Bouygues Telecom and Altice have announced at Mobile World Congress that they have signed up Huawei for 5G trials, as the vendor announced a slew of new 5G products.

Bouygues revealed it will introduce 5G New Radio at multiple sites across the French city of Bordeaux.

It will use the technology to provide ultra-high capacity data services to customers. Details were not given on the extent of the roll-out or when it would be available.

Jean-Paul Arzel, VP of Networks at Bouygues Telecom, said: “Bouygues Telecom aims to provide ultimate customer experience. It is our mission to quickly and smoothly evaluate 5G technologies.”

Meanwhile, Altice’s opco Portugal Telecom announced it had also signed a Memorandum of Understanding with Huawei to deploy 5G NR at unspecified locations in Portugal.

The news came as Huawei unveiled a new line of end-to-end 5G solutions, compliant with the latest 3GPP standard that was ratified in December.

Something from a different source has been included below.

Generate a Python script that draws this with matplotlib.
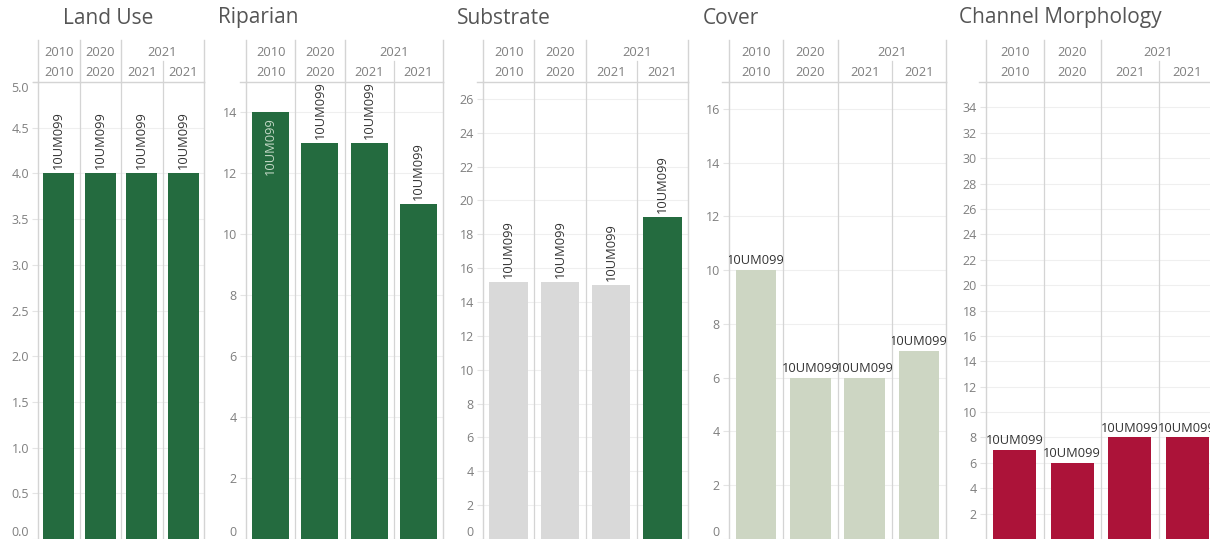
import numpy as np
import matplotlib
matplotlib.use('Agg')
import matplotlib.pyplot as plt
from matplotlib.transforms import Bbox, TransformedBbox

plt.rcParams['font.family'] = ['Open Sans', 'DejaVu Sans']

# data
panels = ['Land Use', 'Riparian', 'Substrate', 'Cover', 'Channel Morphology']
years_top = ['2010', '2020', '2021']
years = ['2010', '2020', '2021', '2021']
site = '10UM099'
land_use = [4, 4, 4, 4]
riparian = [14, 13, 13, 11]
substrate = [15.2, 15.2, 15.0, 19]
cover = [10, 6, 6, 7]
channel = [7, 6, 8, 8]
values = [land_use, riparian, substrate, cover, channel]

# styling / layout
GREEN, GREY, SAGE, RED = '#246b3f', '#d9d9d9', '#cdd6c3', '#ac1339'
bar_colors = [[GREEN] * 4, [GREEN] * 4, [GREY, GREY, GREY, GREEN], [SAGE] * 4, [RED] * 4]
ymaxes = [5, 15, 27, 17, 36]
tick_sets = [np.arange(0, 5.01, 0.5), np.arange(0, 15, 2), np.arange(0, 27, 2),
             np.arange(0, 17, 2), np.arange(2, 35, 2)]
rotated = [True, True, True, False, False]

W, H = 1210, 539
left_px = [38, 246, 483, 729, 986]
right_px = [204, 443, 688, 946, 1216]
title_px = [63, 218, 457, 703, 959]
top_px, mid_px, head_px, bottom_px = 40, 61, 82, 539
LINE = '#d4d4d4'
TXT = '#7f7f7f'

fig = plt.figure(figsize=(W / 100, H / 100), dpi=100)

for i, name in enumerate(panels):
    l, r = left_px[i], right_px[i]
    vals = values[i]
    ymax = ymaxes[i]
    ax = fig.add_axes([l / W, 1 - bottom_px / H, (r - l) / W, (bottom_px - head_px) / H])
    x = np.arange(len(vals))
    ax.bar(x, vals, width=0.75, color=bar_colors[i], zorder=2)
    ax.set_xlim(-0.5, 3.5)
    ax.set_ylim(0, ymax)
    ax.set_xticks([])
    ax.set_yticks(tick_sets[i])
    if i == 0:
        ax.set_yticklabels(['%.1f' % t for t in tick_sets[i]])
    ax.yaxis.grid(True, color='#efefef', lw=0.8)
    ax.set_axisbelow(True)
    for b in (0.5, 1.5, 2.5):
        ax.axvline(b, color=LINE, lw=0.9, zorder=1)
    for s in ('top', 'bottom'):
        ax.spines[s].set_visible(False)
    for s in ('left', 'right'):
        ax.spines[s].set_color(LINE)
        ax.spines[s].set_linewidth(1.0)
    ax.tick_params(axis='y', length=4.5, color='#e4e4e4', labelcolor=TXT, labelsize=9, pad=2)
    labels = ax.get_yticklabels()
    if tick_sets[i][0] == 0:
        labels[0].set_verticalalignment('bottom')
    if tick_sets[i][-1] == ymax:
        labels[-1].set_verticalalignment('top')

    # mark labels, clipped to their column
    px_per_unit = (bottom_px - head_px) / ymax
    for j, v in enumerate(vals):
        if rotated[i]:
            if (ymax - v) * px_per_unit < 58:
                t = ax.annotate(site, (j, v), xytext=(0, -3), textcoords='offset points',
                                rotation=90, ha='center', va='top', fontsize=9.3,
                                color='#c3d8c6', zorder=3)
            else:
                t = ax.annotate(site, (j, v), xytext=(0, 3), textcoords='offset points',
                                rotation=90, ha='center', va='bottom', fontsize=9.3,
                                color='#333333', zorder=3)
        else:
            t = ax.annotate(site, (j, v), xytext=(0, 2), textcoords='offset points',
                            ha='center', va='bottom', fontsize=9.3, color='#333333', zorder=3)
        t.set_clip_on(True)
        t.set_clip_box(TransformedBbox(Bbox([[j - 0.5, 0], [j + 0.5, ymax]]), ax.transData))

    # column header
    hx = fig.add_axes([l / W, 1 - head_px / H, (r - l) / W, (head_px - top_px) / H])
    hx.set_xlim(-0.5, 3.5)
    hx.set_ylim(0, 2)
    hx.axis('off')
    hx.plot([-0.62, 3.5], [0, 0], color=LINE, lw=1.0, clip_on=False)
    for b in (-0.5, 0.5, 1.5, 3.5):
        hx.plot([b, b], [0, 2], color=LINE, lw=1.0, clip_on=False)
    hx.plot([2.5, 2.5], [0, 1], color=LINE, lw=0.9)
    for xpos, yr in zip([0, 1, 2.5], years_top):
        hx.text(xpos, 1.4, yr, ha='center', va='center', fontsize=9.3, color=TXT)
    for xpos, yr in enumerate(years):
        hx.text(xpos, 0.45, yr, ha='center', va='center', fontsize=9.3, color=TXT)

    fig.text(title_px[i] / W, 1 - 18 / H, name, ha='left', va='center', fontsize=15, color='#555555')

fig.savefig('out.png', dpi=100)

This included two massive MIMO active antenna units (AAUs) one with 32 transmit and receive channels and the other with 64. The AAUs support 200MHz bandwidth and use 3D beamforming to deliver uniform coverage across a range of scenarios.

The vendor also introduced a 5G LampSite small cell, designed to allow deployment of 5G networks on street furniture. It launched the BBU5900 and CBU5900 base band unit solutions, which cater to distributed and centralised deployments respectively.

In addition, the vendor launched new fronthaul solutions supporting the higher transmission rates needed for 5G, as well as a 5G core network solution which can support the transition from non-standalone to standalone 5G. The latter separates the control and user planes to allow greater flexibility when deploying them.

On Sunday Huawei launched its 5G CPE, which it said was the first commercial terminal supporting the latest 3GPP standard. It uses Huawei’s own Balong 5G01 chip, potentially pitting the vendor against chipmakers such as Qualcomm and Intel in the battle for the next generation mobile networks market.